We always try to stay positive. We wake up with grand plans. "We're going to take the baby for a massive outing," we declare along with other numerous additions, that in theory sound amazing, we all have big expectations...The reality? The morning and afternoon whizz by before we’ve even left the house. Finally, at 3 pm, we manage to put our socks on, an achievement which is quickly followed by the standard decision to just stay in. We’ve found the secret is not to over-plan your day. We keep it simple so we don’t end up feeling frustrated and stressed.
Sleep deprivation doesn’t help things sometimes. I swear I function at a fraction of my non-newborn capacity when I’ve had less sleep and easy tasks take so much longer. It’s not just caring for the baby that takes up time, it’s the baby hangover that also eats into it too. Sometimes my wife asks me to do something and it just doesn’t register. My absolute favourite is when a conversation seems familiar...and it’s because we’ve already had it 6 times.
What I’ve learnt is to embrace all of this though. Yes everything takes longer, but that’s no reason to get frustrated and annoyed. Life isn’t the same as pre-baby and it’s totally ok that you take a bit more time about things.
I’m totally over giving a shit about what people think too.
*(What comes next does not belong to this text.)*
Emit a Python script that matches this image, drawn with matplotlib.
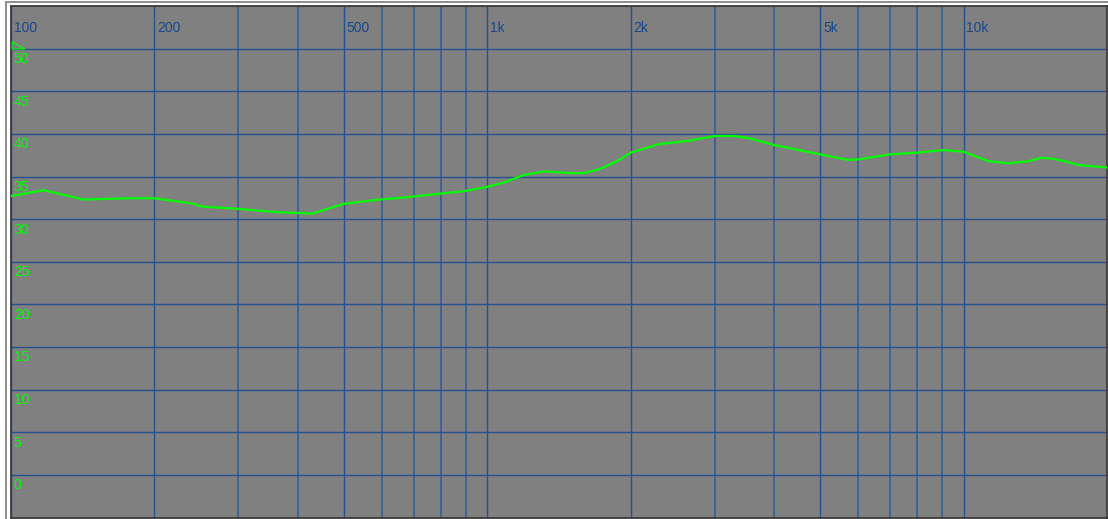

If we’re late, tough luck. We always try to get places on time, but sometimes it doesn’t work out and after spending time worrying about other people’s opinions, I’m over it now. I can’t pre-plan for disasters and caring for a little human is a variable job.
With that said, I don’t doubt this will change as he grows up. In fact, I imagine it’ll get worse in some ways! Hopefully, he won’t shit himself on purpose before we get in the car when he’s 15, but you never know!